I colonnelli s’azzuffano nella cena al veleno

Si è fatta notte profonda negli opulenti corridoi neoclassici dell’Hotel «Principe di Savoia» e in una saletta riservata si sta consumando una faticosa cena, alla quale partecipano sei colonnelli del Fli e il loro generale, Gianfranco Fini. In quel momento la tensione è altissima, ma nessuno dei partecipanti riesce ancora ad immaginare che stanno partecipando a quella che - nell’immaginario - è destinata a diventare la «cena delle beffe». Argomento dell’incontro in hotel (siamo a cavallo tra sabato e domenica) è l’organigramma di «Futuro e libertà». In ballo c’è il posto di vice-Fini e in corsa sono i due più stretti collaboratori del Capo: Adolfo Urso, 53 anni, di Acireale, che dopo essersi dimesso dall’incarico «pesante» di vice-ministro per il Commercio estero, per due mesi e mezzo ha svolto il ruolo di coordinatore del Comitato promotore del Fli. E dunque - ora che, dalla «serie B», si passa alla «serie A» - Urso crede di meritare la conferma. Ma alla poltrona di vice-Fini ambisce anche Italo Bocchino, 43 anni, casertano, astro ormai nato del firmamento finiano, il personaggio che da mesi è il più vicino al Presidente della Camera ed e stato l’artefice dell’unico, vero «miracolo» dei futuristi, la costituzione di un gruppo alla Camera formato da ben 35 deputati.
Ma ora, a cena, sembra arrivato il momento delle scelte irrevocabili. Fini in prima battuta preferisce ascoltare.
Ma dopo una discussione aspra, si apre uno spiraglio. Dice Bocchino: «Se così stanno le cose, io preferisco restare al Gruppo e per me è giusto che il Coordinatore lo faccia Adolfo». Pasquale Viespoli, presidente dei senatori in buona parte diffidenti verso Bocchino, dice che anche per lui Urso numero due va benissimo. Annuiscono anche Della Vedova e Ronchi.
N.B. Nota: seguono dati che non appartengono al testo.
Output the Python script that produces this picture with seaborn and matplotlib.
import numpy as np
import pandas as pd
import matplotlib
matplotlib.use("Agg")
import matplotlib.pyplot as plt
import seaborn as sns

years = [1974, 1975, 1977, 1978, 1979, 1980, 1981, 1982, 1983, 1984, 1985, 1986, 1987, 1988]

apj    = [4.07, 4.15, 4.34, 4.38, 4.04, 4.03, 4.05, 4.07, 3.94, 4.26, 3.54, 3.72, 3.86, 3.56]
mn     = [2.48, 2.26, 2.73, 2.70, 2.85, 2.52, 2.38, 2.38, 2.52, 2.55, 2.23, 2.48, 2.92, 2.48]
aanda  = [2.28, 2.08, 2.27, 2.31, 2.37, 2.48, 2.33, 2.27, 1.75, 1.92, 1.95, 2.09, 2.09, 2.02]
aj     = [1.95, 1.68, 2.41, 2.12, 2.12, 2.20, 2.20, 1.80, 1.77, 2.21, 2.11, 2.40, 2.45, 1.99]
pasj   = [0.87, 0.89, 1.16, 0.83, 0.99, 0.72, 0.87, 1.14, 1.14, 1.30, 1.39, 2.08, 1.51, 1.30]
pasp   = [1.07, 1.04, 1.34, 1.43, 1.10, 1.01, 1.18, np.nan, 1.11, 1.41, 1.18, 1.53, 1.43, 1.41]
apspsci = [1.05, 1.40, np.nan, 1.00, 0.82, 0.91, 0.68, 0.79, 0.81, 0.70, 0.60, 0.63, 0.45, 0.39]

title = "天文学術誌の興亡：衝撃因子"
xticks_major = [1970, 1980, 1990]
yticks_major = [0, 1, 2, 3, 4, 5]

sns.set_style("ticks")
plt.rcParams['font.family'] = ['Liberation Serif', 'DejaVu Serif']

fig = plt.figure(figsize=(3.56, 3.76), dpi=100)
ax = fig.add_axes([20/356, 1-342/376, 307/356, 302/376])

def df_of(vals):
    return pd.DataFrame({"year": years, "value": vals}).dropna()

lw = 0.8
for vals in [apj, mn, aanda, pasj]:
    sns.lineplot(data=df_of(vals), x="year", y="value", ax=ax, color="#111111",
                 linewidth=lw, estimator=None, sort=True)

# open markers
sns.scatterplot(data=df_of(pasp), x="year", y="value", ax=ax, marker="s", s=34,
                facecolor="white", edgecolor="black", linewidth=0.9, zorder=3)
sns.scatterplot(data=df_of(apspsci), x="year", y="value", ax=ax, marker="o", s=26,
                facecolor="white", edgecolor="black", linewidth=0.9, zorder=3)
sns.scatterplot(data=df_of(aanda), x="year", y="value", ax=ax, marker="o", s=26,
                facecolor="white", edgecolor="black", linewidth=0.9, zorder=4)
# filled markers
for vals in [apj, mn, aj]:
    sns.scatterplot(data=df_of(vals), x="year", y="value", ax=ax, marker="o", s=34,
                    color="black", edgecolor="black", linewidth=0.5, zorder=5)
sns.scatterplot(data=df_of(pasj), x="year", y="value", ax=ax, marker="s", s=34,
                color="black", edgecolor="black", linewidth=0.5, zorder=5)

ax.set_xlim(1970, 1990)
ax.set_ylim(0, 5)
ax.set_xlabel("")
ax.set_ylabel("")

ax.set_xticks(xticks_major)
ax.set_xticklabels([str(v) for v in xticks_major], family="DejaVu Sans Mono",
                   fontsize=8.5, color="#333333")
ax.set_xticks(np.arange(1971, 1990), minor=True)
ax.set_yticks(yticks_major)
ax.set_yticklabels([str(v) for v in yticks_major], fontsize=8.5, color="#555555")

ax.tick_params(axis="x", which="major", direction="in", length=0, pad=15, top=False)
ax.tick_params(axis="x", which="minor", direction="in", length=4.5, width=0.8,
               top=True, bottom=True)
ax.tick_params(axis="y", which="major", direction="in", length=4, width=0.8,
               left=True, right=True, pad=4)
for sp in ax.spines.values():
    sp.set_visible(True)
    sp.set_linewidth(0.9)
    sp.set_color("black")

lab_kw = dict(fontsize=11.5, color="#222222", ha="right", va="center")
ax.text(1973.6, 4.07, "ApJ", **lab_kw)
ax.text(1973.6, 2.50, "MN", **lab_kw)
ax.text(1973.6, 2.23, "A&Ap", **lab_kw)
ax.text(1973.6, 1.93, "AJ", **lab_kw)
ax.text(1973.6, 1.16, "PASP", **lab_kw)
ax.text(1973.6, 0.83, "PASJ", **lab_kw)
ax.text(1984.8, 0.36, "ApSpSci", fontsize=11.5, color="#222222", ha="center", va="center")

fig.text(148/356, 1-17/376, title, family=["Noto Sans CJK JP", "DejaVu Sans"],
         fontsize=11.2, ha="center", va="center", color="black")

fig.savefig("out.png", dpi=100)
Obietta il triestino Roberto Menia: vede bene sé stesso o come capogruppo alla Camera o come coordinatore. La via d’uscita sembra vicina, ma Fini - irritato perché non si trova l’unanimità - si alza e se ne va a dormire, lamentandosi che in questo modo «tornano le correnti». Certo, i neo-colonnelli si dimostrano litigiosi, ma se si è arrivati in pieno congresso con questo macigno, il presidente della Camera sa di non potersela prendere soltanto con i suoi «ragazzi», anche perché da quando è morto Pinuccio Tatarella, che quasi sempre riusciva ad armonizzare e ad impacchettare le soluzioni «giuste», nella destra è sempre stata difficile l’integrazione tra personalità diverse. Ma comunque, dopo una cena spiacevole con Urso e Bocchino che si sono rinfacciati l’aver spifferato alle agenzie notizie per «bruciarsi» a vicenda, il coordinatore uscente sembra in pole position.
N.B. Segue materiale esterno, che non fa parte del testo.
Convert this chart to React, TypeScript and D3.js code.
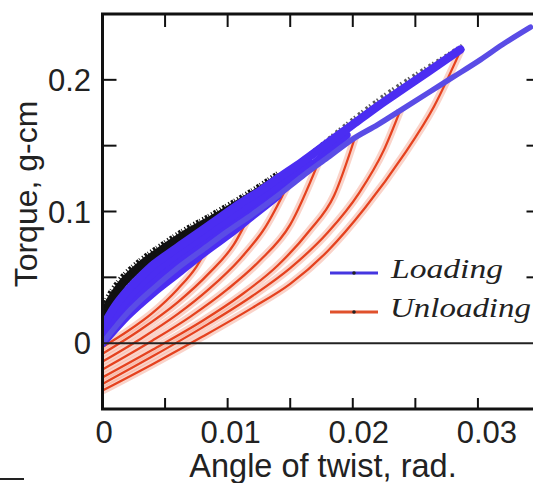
import React from "react";
import * as d3 from "d3";

// ---- data (angle of twist [rad], torque [g-cm]) ----
const xMajorTicks = [0, 0.01, 0.02, 0.03];
const xTickLabels = ["0", "0.01", "0.02", "0.03"];
const xMinorTicks = [0.005, 0.01, 0.015, 0.02, 0.025, 0.03];
const yMajorTicks = [0, 0.1, 0.2];
const yTickLabels = ["0", "0.1", "0.2"];
const yMinorTicks = [0.05, 0.1, 0.15, 0.2];

// raw (black) loading scatter upper edge
const rawEdgeDense: [number, number][] = [
  [0, 0.02], [0.0007, 0.033], [0.0014, 0.043], [0.0032, 0.06], [0.0051, 0.073],
  [0.0067, 0.083], [0.0086, 0.093], [0.0104, 0.103], [0.0123, 0.114], [0.0142, 0.126],
];
const rawEdgeSparse: [number, number][] = [
  [0.0142, 0.126], [0.016, 0.138], [0.019, 0.161], [0.0206, 0.173], [0.023, 0.19],
  [0.0246, 0.2], [0.0278, 0.219], [0.0288, 0.225],
];

// loading curves (blue)
const loadingA: [number, number][] = [
  [0, 0.012], [0.001, 0.028], [0.002, 0.04], [0.003, 0.05], [0.004, 0.059], [0.005, 0.066],
  [0.0065, 0.076], [0.008, 0.086], [0.0095, 0.096], [0.011, 0.106], [0.0125, 0.115],
  [0.014, 0.125], [0.016, 0.138], [0.018, 0.152], [0.02, 0.166], [0.022, 0.18],
  [0.024, 0.193], [0.026, 0.206], [0.0286, 0.223],
];
const loadingB: [number, number][] = [
  [0, 0.003], [0.002, 0.027], [0.004, 0.046], [0.006, 0.061], [0.008, 0.075], [0.01, 0.088],
  [0.012, 0.101], [0.014, 0.115], [0.016, 0.129], [0.018, 0.145], [0.0195, 0.158],
];
const loadingF: [number, number][] = [
  [0, 0.008], [0.002, 0.034], [0.004, 0.053], [0.006, 0.068], [0.008, 0.081], [0.01, 0.094],
  [0.012, 0.107], [0.014, 0.12], [0.0165, 0.137],
];
const loadingC: [number, number][] = [
  [0, 0.0], [0.002, 0.021], [0.004, 0.038], [0.006, 0.053], [0.008, 0.068], [0.01, 0.082],
  [0.012, 0.097], [0.014, 0.112],
];
const loadingE: [number, number][] = [
  [0, 0.005], [0.002, 0.031], [0.004, 0.051], [0.006, 0.066], [0.008, 0.079], [0.0095, 0.089],
];
const loadingD: [number, number][] = [
  [0, 0.0], [0.002, 0.023], [0.004, 0.041], [0.006, 0.057], [0.008, 0.071], [0.01, 0.085],
  [0.012, 0.098], [0.014, 0.112], [0.016, 0.127], [0.018, 0.141], [0.02, 0.155],
  [0.022, 0.166], [0.024, 0.178], [0.026, 0.19], [0.028, 0.202], [0.03, 0.214],
  [0.032, 0.227], [0.0342, 0.24],
];

// unloading curves (red)
const unloading1: [number, number][] = [[0, -0.003], [0.002, 0.009], [0.004, 0.023], [0.006, 0.041], [0.0075, 0.058], [0.0088, 0.08]];
const unloading2: [number, number][] = [[0, -0.008], [0.003, 0.01], [0.006, 0.031], [0.0085, 0.053], [0.0105, 0.075], [0.0118, 0.098]];
const unloading3: [number, number][] = [[0, -0.014], [0.003, 0.003], [0.006, 0.022], [0.0085, 0.041], [0.011, 0.064], [0.013, 0.088], [0.0148, 0.12]];
const unloading4: [number, number][] = [[0, -0.02], [0.004, 0.002], [0.007, 0.02], [0.01, 0.041], [0.0125, 0.062], [0.015, 0.09], [0.0172, 0.136]];
const unloading5: [number, number][] = [[0, -0.026], [0.004, -0.005], [0.008, 0.017], [0.011, 0.036], [0.014, 0.059], [0.0165, 0.085], [0.0185, 0.112], [0.0202, 0.157]];
const unloading6: [number, number][] = [[0, -0.031], [0.004, -0.01], [0.008, 0.012], [0.012, 0.036], [0.015, 0.057], [0.018, 0.084], [0.0205, 0.114], [0.0225, 0.147], [0.0238, 0.177]];
const unloading7: [number, number][] = [
  [0, -0.036], [0.004, -0.016], [0.008, 0.005], [0.012, 0.027], [0.015, 0.045], [0.018, 0.07],
  [0.021, 0.103], [0.024, 0.142], [0.0265, 0.18], [0.0286, 0.222],
];

const loadingSeries = [loadingE, loadingC, loadingB, loadingF, loadingD, loadingA];
const unloadingSeries = [unloading1, unloading2, unloading3, unloading4, unloading5, unloading6, unloading7];

const legendLabels = ["Loading", "Unloading"];

const W = 533;
const H = 483;

export default function App() {
  const x = d3.scaleLinear().domain([0, 0.035]).range([102.5, 540.5]);
  const y = d3.scaleLinear().domain([-0.05, 0.25]).range([409, 14]);
  const line = d3
    .line<[number, number]>()
    .x((d) => x(d[0]))
    .y((d) => y(d[1]))
    .curve(d3.curveMonotoneX);

  const [x0, x1] = x.range();
  const [yb, yt] = y.range();
  const blue = "#4b2df2";
  const red = "#e5421f";

  return (
    <div style={{ position: "fixed", left: 0, top: 0 }}>
      <svg width={W} height={H} style={{ display: "block", background: "#fff" }}>
        <defs>
          <clipPath id="plot">
            <rect x={x0} y={yt} width={x1 - x0} height={yb - yt} />
          </clipPath>
        </defs>
        <g clipPath="url(#plot)">
          {/* unloading halos */}
          {unloadingSeries.map((s, i) => (
            <path key={"h" + i} d={line(s) || ""} fill="none" stroke="#f6a894" strokeWidth={8} opacity={0.5} />
          ))}
          {unloadingSeries.map((s, i) => (
            <path key={"u" + i} d={line(s) || ""} fill="none" stroke={red} strokeWidth={2.3} />
          ))}
          {/* raw loading data (black) */}
          <path d={line(rawEdgeDense) || ""} fill="none" stroke="#111" strokeWidth={9} />
          <path d={line(rawEdgeDense) || ""} fill="none" stroke="#111" strokeWidth={14} strokeDasharray="1.2 1.8 2.5 1.2 0.8 2.6" />
          <path d={line(rawEdgeSparse) || ""} fill="none" stroke="#333" strokeWidth={7} strokeDasharray="1.5 3.5 2.5 2" opacity={0.8} />
          {/* loading curves */}
          {loadingSeries.map((s, i) => (
            <path
              key={"l" + i}
              d={line(s) || ""}
              fill="none"
              stroke={i === 4 ? "#5a4ce6" : blue}
              strokeWidth={i === 4 ? 5.5 : 8.5}
              strokeLinecap="round"
            />
          ))}
          {/* zero line */}
          <line x1={x0} x2={x1} y1={y(0)} y2={y(0)} stroke="#222" strokeWidth={2} />
        </g>

        {/* legend */}
        <g>
          <line x1={330} x2={378} y1={273} y2={273} stroke="#4536e0" strokeWidth={3} />
          <circle cx={354} cy={273} r={1.8} fill="#222" />
          <text x={391} y={278} fontFamily="'Liberation Serif', 'Times New Roman', serif" fontStyle="italic" fontSize={27} textLength={112} lengthAdjust="spacingAndGlyphs" fill="#222">
            {legendLabels[0]}
          </text>
          <line x1={330} x2={378} y1={312} y2={312} stroke="#e0512c" strokeWidth={3} />
          <circle cx={354} cy={312} r={1.8} fill="#222" />
          <text x={390} y={317} fontFamily="'Liberation Serif', 'Times New Roman', serif" fontStyle="italic" fontSize={27} textLength={141} lengthAdjust="spacingAndGlyphs" fill="#222">
            {legendLabels[1]}
          </text>
        </g>

        {/* frame */}
        <g stroke="#111" strokeWidth={3} fill="none">
          <line x1={x0} x2={x0} y1={yt} y2={yb} />
          <line x1={x0 - 1.5} x2={x1} y1={yb} y2={yb} />
          <line x1={x0 - 1.5} x2={x1} y1={yt} y2={yt} />
          <line x1={x1} x2={x1} y1={yt} y2={yb} />
        </g>
        {/* ticks */}
        <g stroke="#111" strokeWidth={2}>
          {xMinorTicks.map((t) => (
            <g key={"xt" + t}>
              <line x1={x(t)} x2={x(t)} y1={yt} y2={yt + 13} />
              <line x1={x(t)} x2={x(t)} y1={yb} y2={yb - 11} />
            </g>
          ))}
          {yMinorTicks.map((t) => (
            <g key={"yt" + t}>
              <line x1={x0} x2={x0 + 14} y1={y(t)} y2={y(t)} />
              <line x1={x1} x2={x1 - 14} y1={y(t)} y2={y(t)} />
            </g>
          ))}
        </g>
        {/* tick labels */}
        <g fontFamily="'Liberation Sans', Arial, sans-serif" fontSize={31} fill="#222">
          {xMajorTicks.map((t, i) => (
            <text key={"xl" + t} x={x(t) + (i === 0 ? 1.5 : i * 3)} y={443} textAnchor="middle">
              {xTickLabels[i]}
            </text>
          ))}
          {yMajorTicks.map((t, i) => (
            <text key={"yl" + t} x={91} y={y(t) + 11} textAnchor="end">
              {yTickLabels[i]}
            </text>
          ))}
        </g>
        {/* axis titles */}
        <text x={323} y={477} textAnchor="middle" fontFamily="'Liberation Sans', Arial, sans-serif" fontSize={32.5} fill="#222">
          Angle of twist, rad.
        </text>
        <text transform="translate(37,194) rotate(-90)" textAnchor="middle" fontFamily="'Liberation Sans', Arial, sans-serif" fontSize={32} fill="#222">
          Torque, g-cm
        </text>
        {/* stray mark from original figure */}
        <line x1={0} x2={24} y1={479} y2={479} stroke="#222" strokeWidth={2} />
      </svg>
    </div>
  );
}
Ma ieri mattina cambia tutto. Si decide di istituire la carica di «vicepresidente» del partito e all’ora di pranzo comincia a circolare un organigramma con Bocchino vicepresidente e Urso coordinatore della segreteria. Ma non ci siamo ancora. Fini riunisce di nuovo i «magnifici sei» in una saletta del «Padiglione 18» della Fiera. Si litiga, ma alla fine si chiude: Bocchino sarà il vicepresidente, Urso il presidente dei deputati, Menia il coordinatore, Della Vedova il portavoce, Ronchi il presidente dell’Assemblea nazionale. Si alzano tutti e Fini assicura: «Scriverò io il comunicato, fatemi parlare con Menia e poi chiudiamo». Ripartono tutti, alla Fiera restano soltanto Fini, Bocchino e Menia.
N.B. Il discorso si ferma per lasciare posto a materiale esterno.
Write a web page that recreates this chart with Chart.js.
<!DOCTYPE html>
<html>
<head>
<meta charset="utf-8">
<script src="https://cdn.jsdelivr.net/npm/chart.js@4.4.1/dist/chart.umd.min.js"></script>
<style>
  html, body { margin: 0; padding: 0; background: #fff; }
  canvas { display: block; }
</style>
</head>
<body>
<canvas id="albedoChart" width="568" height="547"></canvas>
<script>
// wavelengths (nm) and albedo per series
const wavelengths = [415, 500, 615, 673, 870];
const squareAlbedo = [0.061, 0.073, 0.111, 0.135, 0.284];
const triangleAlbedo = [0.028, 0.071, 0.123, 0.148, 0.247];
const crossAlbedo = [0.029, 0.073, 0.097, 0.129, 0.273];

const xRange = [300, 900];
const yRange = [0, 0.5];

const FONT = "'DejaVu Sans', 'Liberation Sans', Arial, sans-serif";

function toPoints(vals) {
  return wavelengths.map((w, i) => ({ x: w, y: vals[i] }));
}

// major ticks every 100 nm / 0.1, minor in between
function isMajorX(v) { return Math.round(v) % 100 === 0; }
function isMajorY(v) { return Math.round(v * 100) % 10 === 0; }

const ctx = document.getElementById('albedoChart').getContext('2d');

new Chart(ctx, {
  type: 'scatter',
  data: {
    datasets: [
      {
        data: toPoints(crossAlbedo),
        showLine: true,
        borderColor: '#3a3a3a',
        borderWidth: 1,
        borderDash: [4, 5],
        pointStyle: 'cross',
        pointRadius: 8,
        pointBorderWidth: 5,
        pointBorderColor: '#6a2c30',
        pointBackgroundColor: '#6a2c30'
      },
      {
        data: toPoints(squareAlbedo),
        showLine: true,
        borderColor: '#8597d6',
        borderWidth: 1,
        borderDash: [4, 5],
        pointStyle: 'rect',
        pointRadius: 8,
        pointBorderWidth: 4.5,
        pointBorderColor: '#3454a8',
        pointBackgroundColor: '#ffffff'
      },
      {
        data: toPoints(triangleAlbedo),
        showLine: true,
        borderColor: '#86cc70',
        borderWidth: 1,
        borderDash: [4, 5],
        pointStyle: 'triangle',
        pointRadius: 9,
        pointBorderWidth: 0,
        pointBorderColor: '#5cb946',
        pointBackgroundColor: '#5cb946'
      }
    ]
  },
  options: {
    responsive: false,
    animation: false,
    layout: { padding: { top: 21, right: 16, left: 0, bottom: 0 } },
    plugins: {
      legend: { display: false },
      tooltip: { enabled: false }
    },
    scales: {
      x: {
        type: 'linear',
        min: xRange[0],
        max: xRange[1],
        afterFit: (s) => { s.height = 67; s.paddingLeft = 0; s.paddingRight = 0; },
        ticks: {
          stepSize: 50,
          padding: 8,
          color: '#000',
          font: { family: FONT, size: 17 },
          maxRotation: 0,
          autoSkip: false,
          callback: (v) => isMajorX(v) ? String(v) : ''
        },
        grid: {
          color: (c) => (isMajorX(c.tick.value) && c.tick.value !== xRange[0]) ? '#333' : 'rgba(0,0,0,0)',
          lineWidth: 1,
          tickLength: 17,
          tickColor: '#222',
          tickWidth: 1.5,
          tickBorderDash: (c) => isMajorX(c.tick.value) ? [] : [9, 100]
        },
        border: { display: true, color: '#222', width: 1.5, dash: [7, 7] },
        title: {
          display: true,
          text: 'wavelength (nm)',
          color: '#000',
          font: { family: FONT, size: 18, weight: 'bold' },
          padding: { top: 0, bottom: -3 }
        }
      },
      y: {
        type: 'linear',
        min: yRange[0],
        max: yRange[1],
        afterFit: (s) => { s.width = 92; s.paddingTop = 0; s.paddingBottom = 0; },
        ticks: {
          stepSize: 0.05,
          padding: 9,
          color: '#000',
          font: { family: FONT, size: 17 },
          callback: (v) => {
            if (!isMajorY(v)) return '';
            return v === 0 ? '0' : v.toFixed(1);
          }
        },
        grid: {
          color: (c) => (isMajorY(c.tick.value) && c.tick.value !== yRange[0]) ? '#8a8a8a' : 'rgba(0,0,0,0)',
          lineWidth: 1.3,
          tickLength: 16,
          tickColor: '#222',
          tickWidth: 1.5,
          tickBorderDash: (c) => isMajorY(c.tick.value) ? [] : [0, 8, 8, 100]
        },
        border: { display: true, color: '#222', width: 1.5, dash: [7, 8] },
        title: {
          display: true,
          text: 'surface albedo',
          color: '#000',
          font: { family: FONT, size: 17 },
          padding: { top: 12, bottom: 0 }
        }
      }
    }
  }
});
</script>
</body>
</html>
Due ore più tardi, il comunicato ufficiale ribalta tutto: Bocchino resta dove era, ma Urso da capogruppo passa a portavoce, mentre Della Vedova viene suggerito come presidente dei deputati. La penalizzazione così plateale di Urso è dovuta al fatto che si sia opposto alla «Santa Alleanza» con il Pd? Lui non risponde al telefonino e fa sapere tutta la sua «costernazione». Nella segreteria - dove compaiono personaggi di spessore come Umberto Croppi, Federico Eichberg, Maddalena Calia - è stato indicato anche il professor Alessandro Campi. Ma dal Fli non lo hanno interpellato. Pare che Campi sia stato avvisato dal fratello. La cena delle beffe è destinata a prolungarsi anche nei prossimi giorni.